I made this in preparation for something later. I looked online for what kind of spices go into sausage and it turns out to be anything, but looking at what people say did give me a good idea of amounts and range. I would not have imagined ginger or wine. I did imagine all the other things. I have frozen pork roast out the wazoo and once I began cutting into one of them I decided to use the whole thing. That turned out to be three pounds, twelve ounces. Or maybe it was two pounds, twelve ounces. Whatever, it was large bowl full.
I went through the spice cabinets pulling things out. Originally I pulled garlic powder then put it back in favor of fresh garlic. I have no fresh ginger, although I have it in unfresh jars, powder, and crystalline forms. I chose a red wine somebody gave me a long time ago. I went overboard with the chile peppers. I used cayenne and chipotle powders, and my own mix of flakes, so that turned out to be a lot of chile pepper. This sausage is hot. You might not like it because of that, and I wouldn't consider serving it to children.
• cumin
• coriander
• ginger powder
• fennel seed
• caraway seeds
* black pepper
* Brittany sea salt
* sage, lots of sage, mostly sage. I think three rounded teaspoons full.
* oregano
* mixed dry Italian herbs
* different kinds of red chile peppers, powder and flakes one teaspoon each (too much probably)
* fresh crushed garlic ( a whole bulb, just the big cloves, not the little ones)
* red wine.
I think that's it.
I coated the semi-frozen meat cubes with spice powder before grinding it. The meat chunks did not take up all the spice, therefore, I packed the extra spice into the grinder between increments of pork cubes. At the end, I packed cubes of my own old bread to clear out the grinder.
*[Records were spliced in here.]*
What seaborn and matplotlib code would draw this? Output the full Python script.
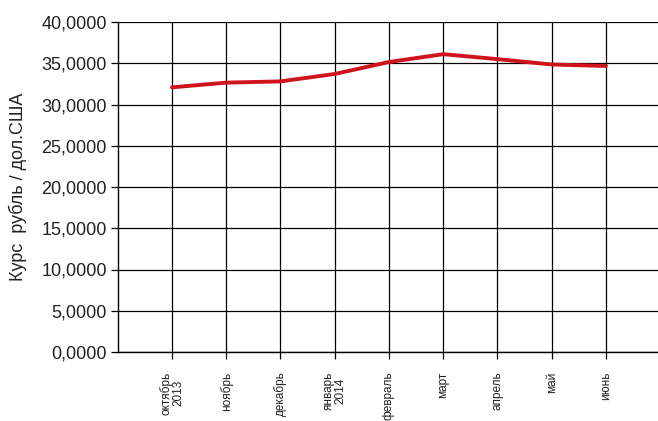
import matplotlib
matplotlib.use("Agg")
import matplotlib.pyplot as plt
import seaborn as sns
import pandas as pd

months = ["октябрь\n2013", "ноябрь", "декабрь", "январь\n2014", "февраль",
          "март", "апрель", "май", "июнь"]
rate = [32.08, 32.65, 32.80, 33.70, 35.15, 36.10, 35.50, 34.85, 34.67]
y_ticks = [0, 5, 10, 15, 20, 25, 30, 35, 40]

sns.set_style("white")
plt.rcParams["font.family"] = ["Liberation Sans", "DejaVu Sans"]

df = pd.DataFrame({"pos": range(1, len(months) + 1), "rate": rate})

fig = plt.figure(figsize=(6.58, 4.21), dpi=100)
ax = fig.add_axes([117.75 / 658, 1 - 352 / 421, 1 - 117.75 / 658, (352 - 22) / 421])

sns.lineplot(data=df, x="pos", y="rate", ax=ax, color="#d0141c", linewidth=2.8,
             zorder=3)

ax.set_xlim(0, 9.96)
ax.set_ylim(0, 40)
ax.set_xticks(df["pos"])
ax.set_xticklabels(months, rotation=90, fontsize=8.5, color="#222222",
                   va="top", ha="center", linespacing=0.95)
ax.set_yticks(y_ticks)
ax.set_yticklabels([f"{v},0000" for v in y_ticks], fontsize=13, color="#222222")
ax.grid(True, color="black", linewidth=0.9)
ax.set_axisbelow(True)

for side in ["top", "right"]:
    ax.spines[side].set_visible(False)
for side in ["left", "bottom"]:
    ax.spines[side].set_color("black")
    ax.spines[side].set_linewidth(1.0)

ax.tick_params(axis="both", which="both", direction="out", length=5, width=0.9,
               color="black", bottom=True, left=True)
ax.tick_params(axis="x", pad=9)
ax.tick_params(axis="y", pad=3)

ax.set_xlabel("")
ax.set_ylabel("Курс  рубль / дол.США", fontsize=13, color="#222222", labelpad=10)

fig.savefig("out.png", dpi=100)
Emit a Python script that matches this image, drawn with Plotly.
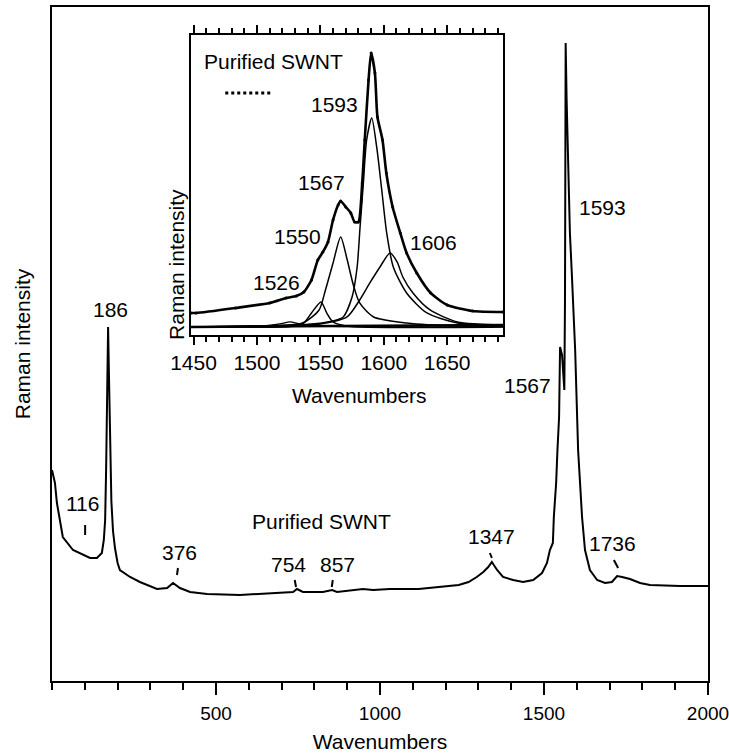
import plotly.graph_objects as go

# ---------------- main spectrum (wavenumber, intensity a.u.) ----------------
main_w = [0, 9, 15, 33, 64, 116, 137, 152, 158, 162, 165, 167, 170, 171, 174, 177, 181, 186,
          192, 200, 207, 238, 268, 320, 351, 369, 390, 421, 473, 573, 674, 735, 747, 765, 826,
          854, 869, 948, 979, 1030, 1118, 1189, 1240, 1270, 1295, 1315, 1330, 1341, 1357, 1375, 1406,
          1436, 1467, 1494, 1509, 1518, 1527, 1530, 1537, 1541, 1546, 1549, 1555, 1559,
          1562, 1564, 1565, 1566, 1569, 1573, 1579, 1585, 1595, 1604, 1610, 1616, 1625,
          1640, 1662, 1686, 1707, 1723, 1738, 1762, 1793, 1823, 1915, 2000]
main_i = [211, 198, 178, 144, 131, 123, 123, 128, 141, 161, 211, 281, 341, 354, 300, 230, 180, 150,
          133, 118, 111, 104, 99, 92, 93, 98, 93, 89, 87, 86, 88, 89, 92, 89, 89,
          91, 89, 92, 91, 92, 92, 94, 96, 99, 104, 109, 114, 119, 111, 104, 101,
          99, 101, 108, 118, 131, 138, 164, 198, 231, 264, 334, 326, 306,
          291, 381, 531, 638, 581, 514, 448, 406, 331, 231, 198, 164, 131,
          111, 101, 98, 99, 105, 104, 102, 98, 96, 95, 95]

main_labels = ["116", "186", "376", "754", "857", "1347", "1567", "1593", "1736"]
main_label_w = [94, 177, 390, 720, 869, 1341, 1451, 1677, 1710]
main_label_i = [178, 372, 129, 117, 117, 145, 296, 474, 138]
# short pointer strokes below labels (w0, i0, w1, i1)
pointer_w0 = [101, 384, 740, 856, 1335, 1713]
pointer_i0 = [156, 113, 101, 101, 128, 121]
pointer_w1 = [101, 381, 744, 853, 1341, 1726]
pointer_i1 = [146, 106, 94, 94, 123, 113]

main_sample_text = "Purified SWNT"
main_sample_w, main_sample_i = 822, 160

# ---------------- inset (1450-1700 region) ----------------
meas_w = [1448, 1452, 1483, 1510, 1523, 1531, 1537, 1543, 1548, 1552, 1556, 1560, 1564, 1566,
          1570, 1574, 1577, 1580, 1583, 1585, 1588, 1590, 1593, 1595, 1599, 1602, 1607, 1613,
          1618, 1626, 1637, 1650, 1670, 1694]
meas_i = [22, 22, 27, 32, 37, 39, 43, 55, 75, 83, 93, 115, 130, 134,
          128, 122, 113, 113, 152, 195, 255, 282, 262, 218, 195, 162, 128, 102,
          82, 62, 42, 30, 24, 23]

base_w = [1448, 1694]
base_i = [8, 10]

c1593_w = [1448, 1494, 1534, 1560, 1568, 1575, 1579, 1581.3, 1583.9, 1586.5, 1590.5, 1594.4,
           1598.4, 1602.3, 1607.5, 1618, 1634, 1658, 1694]
c1593_i = [8, 9, 10, 14, 18, 38, 68, 108, 152, 195, 217, 188, 145, 102, 68, 42, 22, 12, 10]

c1567_w = [1448, 1502, 1536, 1549, 1554, 1560, 1566, 1571, 1576, 1581, 1592, 1618, 1658, 1694]
c1567_i = [8, 9, 12, 25, 45, 72, 98, 76, 50, 32, 18, 12, 9, 9]

c1606_w = [1448, 1510, 1550, 1571, 1581, 1589, 1597, 1605, 1610.5, 1615, 1623, 1636.5, 1658, 1694]
c1606_i = [8, 8, 11, 18, 35, 52, 68, 82, 73, 58, 42, 25, 13, 10]

c1550_w = [1448, 1530, 1537, 1543, 1550.5, 1555, 1560, 1570, 1694]
c1550_i = [8, 9, 12, 22, 33, 22, 13, 9, 8]

c1526_w = [1448, 1505, 1518, 1526, 1534, 1547, 1694]
c1526_i = [8, 9, 11, 13, 11, 9, 8]

inset_labels = ["1593", "1567", "1550", "1526", "1606"]
inset_label_w = [1561, 1551, 1532, 1515.5, 1639]
inset_label_i = [230, 152, 98, 52, 92]

inset_sample_text = "Purified SWNT"
inset_sample_w, inset_sample_i = 1457, 273
legend_dots_w = [1475, 1512]
legend_dots_i = 242

main_xticks = [500, 1000, 1500, 2000]
inset_xticks = [1450, 1500, 1550, 1600, 1650]

FONT = "Liberation Sans, Arial, Helvetica, sans-serif"
FS = 21
K = "black"

fig = go.Figure()
fig.add_trace(go.Scatter(x=main_w, y=main_i, mode="lines",
                         line=dict(color=K, width=2), xaxis="x", yaxis="y",
                         showlegend=False, hoverinfo="skip"))

for cw, ci, lw in [(base_w, base_i, 2.5), (c1526_w, c1526_i, 1.3), (c1550_w, c1550_i, 1.5),
                   (c1567_w, c1567_i, 1.5), (c1606_w, c1606_i, 1.5), (c1593_w, c1593_i, 1.5)]:
    fig.add_trace(go.Scatter(x=cw, y=ci, mode="lines",
                             line=dict(color=K, width=lw, shape="spline", smoothing=0.7),
                             xaxis="x2", yaxis="y2", showlegend=False, hoverinfo="skip"))
fig.add_trace(go.Scatter(x=meas_w, y=meas_i, mode="lines+markers",
                         line=dict(color=K, width=2.6, shape="spline", smoothing=0.6),
                         marker=dict(color=K, size=3),
                         xaxis="x2", yaxis="y2", showlegend=False, hoverinfo="skip"))

ann = []
for t, w, i in zip(main_labels, main_label_w, main_label_i):
    ann.append(dict(text=t, x=w, y=i, xref="x", yref="y", showarrow=False,
                    font=dict(family=FONT, size=FS, color=K)))
ann.append(dict(text=main_sample_text, x=main_sample_w, y=main_sample_i, xref="x", yref="y",
                showarrow=False, font=dict(family=FONT, size=FS, color=K)))
for t, w, i in zip(inset_labels, inset_label_w, inset_label_i):
    ann.append(dict(text=t, x=w, y=i, xref="x2", yref="y2", showarrow=False,
                    font=dict(family=FONT, size=FS, color=K)))
ann.append(dict(text=inset_sample_text, x=inset_sample_w, y=inset_sample_i, xref="x2", yref="y2",
                xanchor="left", showarrow=False, font=dict(family=FONT, size=FS, color=K)))
# inset axis titles
ann.append(dict(text="Raman intensity", x=0.1692, y=0.733, xref="paper", yref="paper",
                textangle=-90, showarrow=False, font=dict(family=FONT, size=FS, color=K)))
ann.append(dict(text="Wavenumbers", x=0.468, y=0.4243, xref="paper", yref="paper",
                showarrow=False, font=dict(family=FONT, size=FS, color=K)))

shapes = []
for a, b, c, d in zip(pointer_w0, pointer_i0, pointer_w1, pointer_i1):
    shapes.append(dict(type="line", xref="x", yref="y", x0=a, y0=b, x1=c, y1=d,
                       line=dict(color=K, width=2)))
shapes.append(dict(type="line", xref="x2", yref="y2", x0=legend_dots_w[0], y0=legend_dots_i,
                   x1=legend_dots_w[1], y1=legend_dots_i, line=dict(color=K, width=3, dash="dot")))

fig.update_layout(
    width=729, height=753,
    margin=dict(l=52, r=21, t=7, b=72, autoexpand=False),
    paper_bgcolor="white", plot_bgcolor="white",
    font=dict(family=FONT, size=FS, color=K),
    annotations=ann, shapes=shapes,
    xaxis=dict(range=[0, 2000], domain=[0, 1], showline=True, linecolor=K, linewidth=2,
               mirror=True, showgrid=False, zeroline=False, automargin=False,
               tickvals=main_xticks, ticks="outside", ticklen=12, tickwidth=2, tickcolor=K,
               ticklabelstandoff=2, ticklabeloverflow="allow",
               minor=dict(dtick=100, tick0=0, ticks="outside", ticklen=7, tickwidth=1.5, tickcolor=K),
               tickfont=dict(family=FONT, size=19, color=K),
               title=dict(text="Wavenumbers", standoff=13, font=dict(family=FONT, size=FS, color=K))),
    yaxis=dict(range=[0, 674], domain=[0, 1], showline=True, linecolor=K, linewidth=2,
               mirror=True, showgrid=False, zeroline=False, ticks="", showticklabels=False,
               automargin=False,
               title=dict(text="Raman intensity", standoff=14, font=dict(family=FONT, size=FS, color=K))),
    xaxis2=dict(range=[1448, 1694], domain=[0.2119, 0.6875], anchor="y2",
                showline=True, linecolor=K, linewidth=2, mirror="ticks",
                showgrid=False, zeroline=False,
                tickvals=inset_xticks, ticks="outside", ticklen=8, tickwidth=2, tickcolor=K,
                minor=dict(dtick=10, tick0=1450, ticks="outside", ticklen=5, tickwidth=1.5, tickcolor=K),
                tickfont=dict(family=FONT, size=FS, color=K)),
    yaxis2=dict(range=[0, 300], domain=[0.5134, 0.9585], anchor="x2",
                showline=True, linecolor=K, linewidth=2, mirror=True,
                showgrid=False, zeroline=False, ticks="", showticklabels=False),
)

fig.write_html("out.html")
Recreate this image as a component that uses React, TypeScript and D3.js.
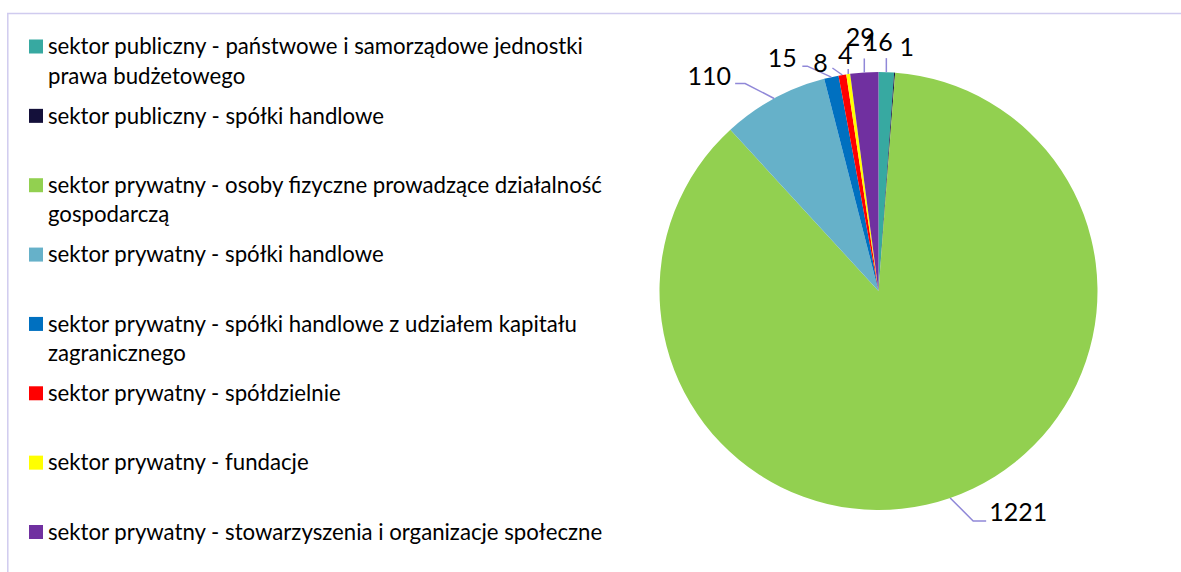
import { useEffect, useRef } from 'react'
import * as d3 from 'd3'

// slice values, clockwise from 12 o'clock
const categories = [
  'sektor publiczny - państwowe i samorządowe jednostki prawa budżetowego',
  'sektor publiczny - spółki handlowe',
  'sektor prywatny - osoby fizyczne prowadzące działalność gospodarczą',
  'sektor prywatny - spółki handlowe',
  'sektor prywatny - spółki handlowe z udziałem kapitału zagranicznego',
  'sektor prywatny - spółdzielnie',
  'sektor prywatny - fundacje',
  'sektor prywatny - stowarzyszenia i organizacje społeczne',
]
const values = [16, 1, 1221, 110, 15, 8, 4, 29]
const colors = ['#37a9a1', '#14103a', '#92d050', '#66b1c9', '#0070c0', '#ff0000', '#ffff00', '#7030a0']
// legend text broken as in the original
const legendLines = [
  ['sektor publiczny - państwowe i samorządowe jednostki', 'prawa budżetowego'],
  ['sektor publiczny - spółki handlowe'],
  ['sektor prywatny - osoby fizyczne prowadzące działalność', 'gospodarczą'],
  ['sektor prywatny - spółki handlowe'],
  ['sektor prywatny - spółki handlowe z udziałem kapitału', 'zagranicznego'],
  ['sektor prywatny - spółdzielnie'],
  ['sektor prywatny - fundacje'],
  ['sektor prywatny - stowarzyszenia i organizacje społeczne'],
]

// hand-placed data labels (offset from slice edge midpoint) and leader elbows
const labelOffset: [number, number][] = [
  [-8, -30], [12, -25], [68, 14], [-65, -22], [-49, -19], [-22, -12], [-3, -19], [-4, -35],
]
const leaderPts: [number, number][][] = [
  [[0, 0], [0, -14]],
  [],
  [[0, 0], [23, 23], [36, 23]],
  [[0, 0], [-29, -15], [-39, -15]],
  [[0, 0], [-24, -11], [-29, -11]],
  [[0, 0], [-10, -7]],
  [[0, 0], [0, -5]],
  [[0, 0], [0, -14]],
]

export default function App() {
  const svgRef = useRef<SVGSVGElement>(null)

  useEffect(() => {
    document.body.style.margin = '0'
    const W = 1181, H = 572
    const font = 'Lato, "Open Sans", sans-serif'
    const svg = d3.select(svgRef.current)
    svg.selectAll('*').remove()
    svg.attr('width', W).attr('height', H).style('background', '#fff').style('display', 'block')

    // frame (clipped at right/bottom like the source)
    svg.append('line').attr('x1', 7).attr('y1', 13.5).attr('x2', W).attr('y2', 13.5).attr('stroke', '#d0cbef').attr('stroke-width', 1.5)
    svg.append('line').attr('x1', 7.8).attr('y1', 13).attr('x2', 7.8).attr('y2', H).attr('stroke', '#d0cbef').attr('stroke-width', 1.5)

    // legend
    const ly = d3.scalePoint<string>().domain(categories).range([46.5, 532])
    categories.forEach((c, i) => {
      const y = ly(c)!
      svg.append('rect').attr('x', 29).attr('y', y - 7).attr('width', 14).attr('height', 14).attr('fill', colors[i])
      legendLines[i].forEach((t, j) => {
        svg.append('text').attr('x', 48).attr('y', y + j * 29.5).attr('dy', '0.35em')
          .attr('font-family', font).attr('font-size', 22.2).attr('fill', '#000').text(t)
      })
    })

    // pie
    const cx = 878.5, cy = 291, R = 219
    const pie = d3.pie<number>().sort(null).value(d => d)
    const arcs = pie(values)
    const arc = d3.arc<d3.PieArcDatum<number>>().innerRadius(0).outerRadius(R)
    const g = svg.append('g').attr('transform', `translate(${cx},${cy})`)
    g.selectAll('path').data(arcs).join('path').attr('d', arc).attr('fill', (_, i) => colors[i])

    arcs.forEach((a, i) => {
      const mid = (a.startAngle + a.endAngle) / 2
      const ex = R * Math.sin(mid), ey = -R * Math.cos(mid)
      const pts = leaderPts[i]
      if (pts.length) {
        const line = d3.line<[number, number]>().x(p => ex + p[0]).y(p => ey + p[1])
        g.append('path').attr('d', line(pts)).attr('fill', 'none').attr('stroke', '#9088d8').attr('stroke-width', 1.5)
      }
      const [dx, dy] = labelOffset[i]
      g.append('text').attr('x', ex + dx).attr('y', ey + dy).attr('dy', '0.35em').attr('text-anchor', 'middle')
        .attr('font-family', font).attr('font-size', 25).attr('fill', '#000').text(values[i])
    })
  }, [])

  return <svg ref={svgRef} />
}
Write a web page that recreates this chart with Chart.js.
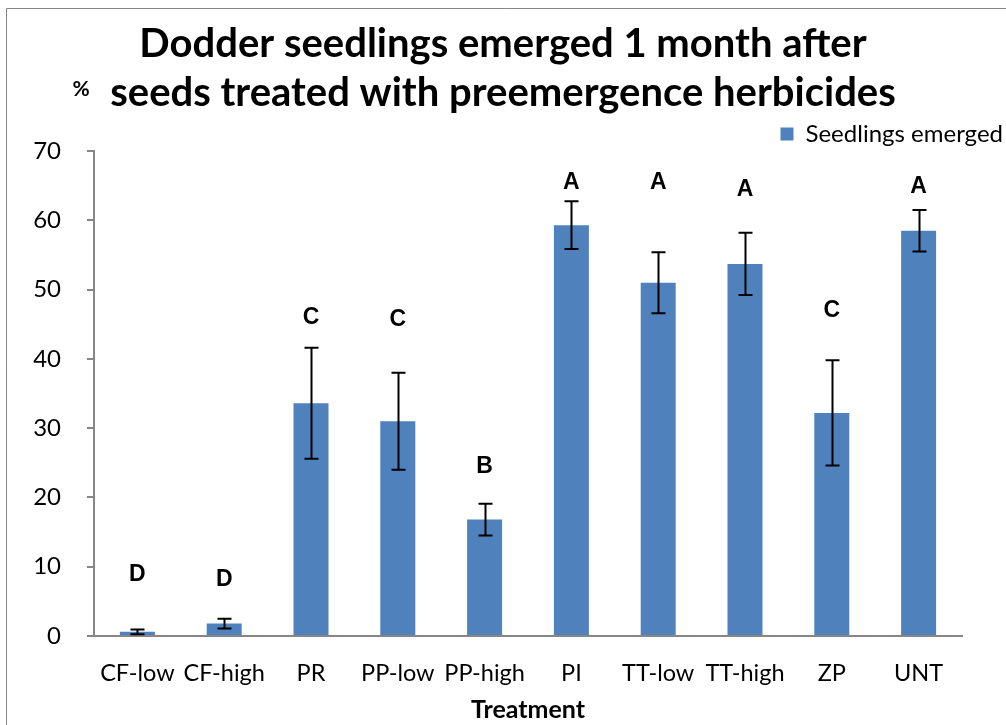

When the bread started coming out then I stopped. So the meat has a tiny amount of ground up bread too, but not much.
I thought double grinding would be a good idea. It's not. The portion that was double ground was too mushy. I mixed that portion in. So in the end, about 1/16 is double ground and tended to more evenly blend the regular grind. This made a difference with the final texture. I'll keep that in mind -- the idea of double grinding a portion of whatever meat I'm grinding to smooth out the finished product without overdoing it to pure mush.
The sausage patties brown and cook surprisingly quickly. The extra was wrapped and packaged in FoodSaver air-sucking-outie bags.
Honestly, for a first time try, and without a clue what I was doing, I've never had sausage this delicious. Even though it would be too hot for some tastes.